Insight from UC Davis psychologists in TIME article, A Family Suicide Risk in US Asians? highlighting the all-so-important role of family for Asian Americans and how it affects us more negatively to the point of suicide than any other factors do like poverty or depression.
The question is, what are the triggers?
Is it conflict? Is it control? Is it this weird sense of honor and expectations?
I think very often the church reinforces some of these triggers. The Chinese church system more often than not is set up to create moral upstanding citizens that write big checks rather than Christ-followers that are willing to be transcultural [Thanks Seth Kim!]
Layers I say. We’re like onions, full of layers [Thanks Shrek]. The Asian-American identity is full of layers. Our identities are so wrapped around the family and weird cultural expectations that it affects our spirituality like nothing else.

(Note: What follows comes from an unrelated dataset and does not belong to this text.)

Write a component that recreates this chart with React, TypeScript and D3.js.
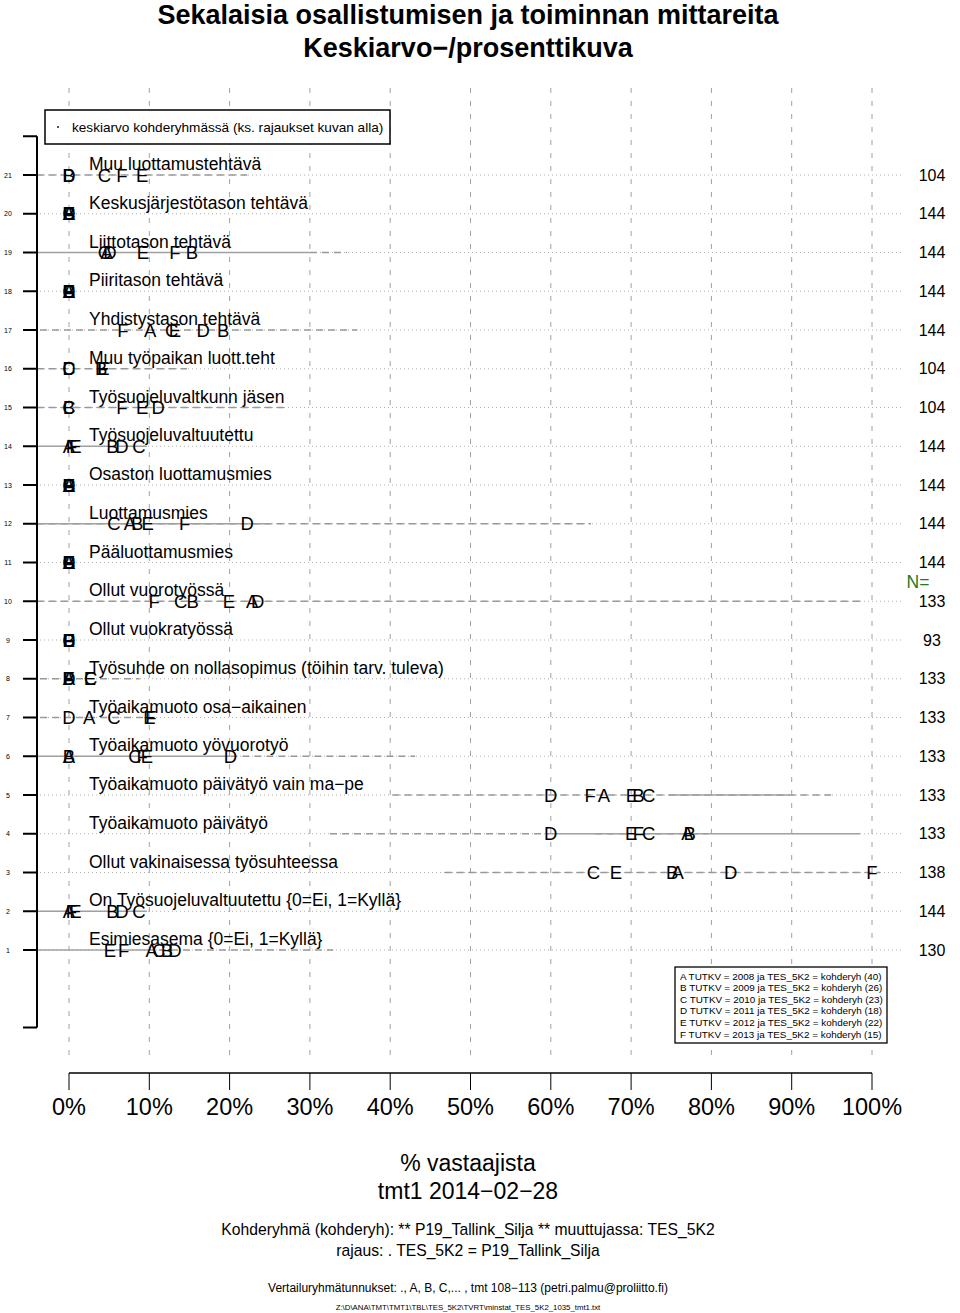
import React from 'react';
import * as d3 from 'd3';

// groups A..F, comparison years
const GROUPS = ['A', 'B', 'C', 'D', 'E', 'F'];
const GROUP_YEARS = [2008, 2009, 2010, 2011, 2012, 2013];
const GROUP_COUNTS = [40, 26, 23, 18, 22, 15];

// rows listed from top (21) to bottom (1)
const ROW_IDS = [21, 20, 19, 18, 17, 16, 15, 14, 13, 12, 11, 10, 9, 8, 7, 6, 5, 4, 3, 2, 1];

const ROW_LABELS = [
  'Muu luottamustehtävä',
  'Keskusjärjestötason tehtävä',
  'Liittotason tehtävä',
  'Piiritason tehtävä',
  'Yhdistystason tehtävä',
  'Muu työpaikan luott.teht',
  'Työsuojeluvaltkunn jäsen',
  'Työsuojeluvaltuutettu',
  'Osaston luottamusmies',
  'Luottamusmies',
  'Pääluottamusmies',
  'Ollut vuorotyössä',
  'Ollut vuokratyössä',
  'Työsuhde on nollasopimus (töihin tarv. tuleva)',
  'Työaikamuoto osa−aikainen',
  'Työaikamuoto yövuorotyö',
  'Työaikamuoto päivätyö vain ma−pe',
  'Työaikamuoto päivätyö',
  'Ollut vakinaisessa työsuhteessa',
  'On Työsuojeluvaltuutettu {0=Ei, 1=Kyllä}',
  'Esimiesasema {0=Ei, 1=Kyllä}',
];

const ROW_N = [104, 144, 144, 144, 144, 104, 104, 144, 144, 144, 144, 133, 93, 133, 133, 133, 133, 133, 138, 144, 130];

// % values per row, order A B C D E F (null = no answers)
const ROW_VALUES: (number | null)[][] = [
  [null, 0, 4.4, 0, 9.1, 6.6],
  [0, 0, 0, 0, 0, 0],
  [4.7, 15.3, 4.4, 5.1, 9.2, 13.2],
  [0, 0, 0, 0, 0, 0],
  [10.1, 19.2, 12.8, 16.7, 13.2, 6.7],
  [null, 4.0, 0, 0, 4.3, 4.2],
  [null, 0, 0, 11.1, 9.1, 6.6],
  [0, 5.4, 8.7, 6.6, 0.8, 0.3],
  [0, 0, 0, 0, 0, 0],
  [7.6, 8.5, 5.6, 22.2, 9.8, 14.4],
  [0, 0, 0, 0, 0, 0],
  [22.8, 15.4, 13.9, 23.5, 19.9, 10.6],
  [null, 0, 0, 0, 0, 0],
  [0, 0, 2.7, 0, 2.6, 0],
  [2.5, null, 5.6, 0, 10.0, 10.2],
  [0, 0, 8.2, 20.1, 9.7, 9.1],
  [66.6, 70.9, 72.2, 60.0, 70.1, 64.9],
  [77.0, 77.3, 72.2, 60.0, 70.0, 70.9],
  [75.8, 75.1, 65.3, 82.4, 68.1, 100],
  [0, 5.4, 8.7, 6.6, 0.8, 0.3],
  [10.3, 12.2, 11.2, 13.2, 5.1, 6.8],
];

// grey interval lines per row (in %): solid and dashed segments
const ROW_SOLID: ([number, number] | null)[] = [
  null, null, [-4, 30], null, null, null, null, [-4, 9.7], null, [-4, 25], null, null, null, null, null,
  [-4, 20.1], [74.7, 89.8], [60, 98.5], null, [-4, 9.7], [-4, 9.7],
];
const ROW_DASHED: [number, number][][] = [
  [[-4, 22.2]],
  [],
  [[30, 34.6]],
  [],
  [[-3.6, 35.9]],
  [[-4, 14.7]],
  [[-4, 27.1]],
  [],
  [],
  [[-4, 65]],
  [],
  [[-4, 98.5]],
  [],
  [[-3.6, 8.8]],
  [[-3.6, 10.9]],
  [[20.1, 43.1]],
  [[40.3, 94.9]],
  [[32.5, 60], [65.5, 79.5]],
  [[46.8, 101]],
  [],
  [[9.7, 32.9]],
];

const X_TICKS = [0, 10, 20, 30, 40, 50, 60, 70, 80, 90, 100];

const FONT = 'Liberation Sans, Arial, Helvetica, sans-serif';
const W = 960;
const H = 1313;

const App: React.FC = () => {
  const x = d3.scaleLinear().domain([0, 100]).range([69, 872]);
  const y = d3.scaleLinear().domain([1, 21]).range([950, 175]);
  const cx = 468;

  const rows = ROW_IDS.map((id, i) => ({
    id,
    label: ROW_LABELS[i],
    n: ROW_N[i],
    values: ROW_VALUES[i],
    solid: ROW_SOLID[i],
    dashed: ROW_DASHED[i],
  }));

  return (
    <div style={{ position: 'absolute', left: 0, top: 0 }}>
      <svg width={W} height={H} viewBox={`0 0 ${W} ${H}`} style={{ display: 'block', background: '#fff' }} fontFamily={FONT}>
        {/* title */}
        <text x={cx} y={24} textAnchor="middle" fontSize={27} fontWeight="bold">
          Sekalaisia osallistumisen ja toiminnan mittareita
        </text>
        <text x={cx} y={57} textAnchor="middle" fontSize={27} fontWeight="bold">
          Keskiarvo−/prosenttikuva
        </text>

        {/* horizontal dotted grid */}
        {rows.map((r) => (
          <line key={`hg${r.id}`} x1={40} x2={903} y1={y(r.id)} y2={y(r.id)} stroke="#b0b0b0" strokeWidth={1} strokeDasharray="1,3" />
        ))}

        {/* vertical dashed grid */}
        {X_TICKS.map((t) => (
          <line key={`vg${t}`} x1={x(t)} x2={x(t)} y1={88} y2={1062} stroke="#a0a0a0" strokeWidth={1} strokeDasharray="5,8" />
        ))}

        {/* grey interval lines */}
        {rows.map((r) => (
          <g key={`iv${r.id}`}>
            {r.dashed.map((s, j) => (
              <line key={j} x1={x(s[0])} x2={x(s[1])} y1={y(r.id)} y2={y(r.id)} stroke="#999" strokeWidth={1.4} strokeDasharray="7,5" />
            ))}
            {r.solid && (
              <line x1={x(r.solid[0])} x2={x(r.solid[1])} y1={y(r.id)} y2={y(r.id)} stroke="#a0a0a0" strokeWidth={1.6} />
            )}
          </g>
        ))}

        {/* legend box top */}
        <rect x={45} y={110} width={345} height={34} fill="#fff" stroke="#000" strokeWidth={1.5} />
        <circle cx={58} cy={127} r={0.9} fill="#000" />
        <text x={72} y={131.5} fontSize={13.6}>
          keskiarvo kohderyhmässä (ks. rajaukset kuvan alla)
        </text>

        {/* y axis bracket */}
        <line x1={37} x2={37} y1={y(22)} y2={y(-1)} stroke="#000" strokeWidth={2} />
        {[22, ...ROW_IDS, -1].map((v) => (
          <line key={`yt${v}`} x1={23} x2={37} y1={y(v)} y2={y(v)} stroke="#000" strokeWidth={2} />
        ))}
        {ROW_IDS.map((v) => (
          <text key={`yl${v}`} x={8} y={y(v) + 2.5} textAnchor="middle" fontSize={7}>
            {v}
          </text>
        ))}

        {/* row labels */}
        {rows.map((r) => (
          <text key={`rl${r.id}`} x={89} y={y(r.id) - 5} fontSize={17.5}>
            {r.label}
          </text>
        ))}

        {/* group letters */}
        {rows.map((r) =>
          r.values.map((v, gi) =>
            v === null ? null : (
              <text key={`p${r.id}${gi}`} x={x(v)} y={y(r.id) + 6.5} textAnchor="middle" fontSize={18.5}>
                {GROUPS[gi]}
              </text>
            )
          )
        )}

        {/* N column */}
        {rows.map((r) => (
          <text key={`n${r.id}`} x={932} y={y(r.id) + 5.5} textAnchor="middle" fontSize={16}>
            {r.n}
          </text>
        ))}
        <text x={918} y={588} textAnchor="middle" fontSize={17.5} fill="#1f7a1f">
          N=
        </text>

        {/* group legend */}
        <rect x={675} y={967} width={212} height={76} fill="#fff" stroke="#000" strokeWidth={1.3} />
        {GROUPS.map((g, i) => (
          <text key={`lg${g}`} x={680} y={979.5 + i * 11.6} fontSize={9.9}>
            {`${g}  TUTKV = ${GROUP_YEARS[i]} ja TES_5K2 = kohderyh (${GROUP_COUNTS[i]})`}
          </text>
        ))}

        {/* x axis */}
        <line x1={x(0)} x2={x(100)} y1={1073} y2={1073} stroke="#000" strokeWidth={1.5} />
        {X_TICKS.map((t) => (
          <g key={`xt${t}`}>
            <line x1={x(t)} x2={x(t)} y1={1073} y2={1090} stroke="#000" strokeWidth={1} />
            <text x={x(t)} y={1114.5} textAnchor="middle" fontSize={23.5}>
              {`${t}%`}
            </text>
          </g>
        ))}

        {/* bottom texts */}
        <text x={cx} y={1171} textAnchor="middle" fontSize={23}>
          % vastaajista
        </text>
        <text x={cx} y={1199} textAnchor="middle" fontSize={23}>
          tmt1 2014−02−28
        </text>
        <text x={cx} y={1235} textAnchor="middle" fontSize={15.7}>
          Kohderyhmä (kohderyh): ** P19_Tallink_Silja ** muuttujassa:  TES_5K2
        </text>
        <text x={cx} y={1256} textAnchor="middle" fontSize={15.7}>
          rajaus:  . TES_5K2 = P19_Tallink_Silja
        </text>
        <text x={cx} y={1292} textAnchor="middle" fontSize={12}>
          Vertailuryhmätunnukset: ., A, B, C,...   , tmt 108−113 (petri.palmu@proliitto.fi)
        </text>
        <text x={cx} y={1310} textAnchor="middle" fontSize={7.8}>
          Z:\D\ANA\TMT\TMT1\TBL\TES_5K2\TVRT\minstat_TES_5K2_1035_tmt1.txt
        </text>
      </svg>
    </div>
  );
};

export default App;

Ken Fong, Dan Hyun and I were having this discussion once on the who’s more repressed, Chinese or Koreans? What do you think?
Also Related
Asian American women and cultural pressures [via L2Foundation.org]
haha… I would say we’re all equally disturbed 🙂
“transcultural” is fast becoming the big idea for me. It transcends mere token multiethnicity and moves into the realm of incarnational theology – essentially discomfort – which I hold to be such a vital tell-tale sign of true spiritual living.
To be transcultural is the ethos of the missionary.
And it implies not just crossing ethnic boundaries, but generational boundaries, class/social boundaries, etc… man, it is an exciting concept.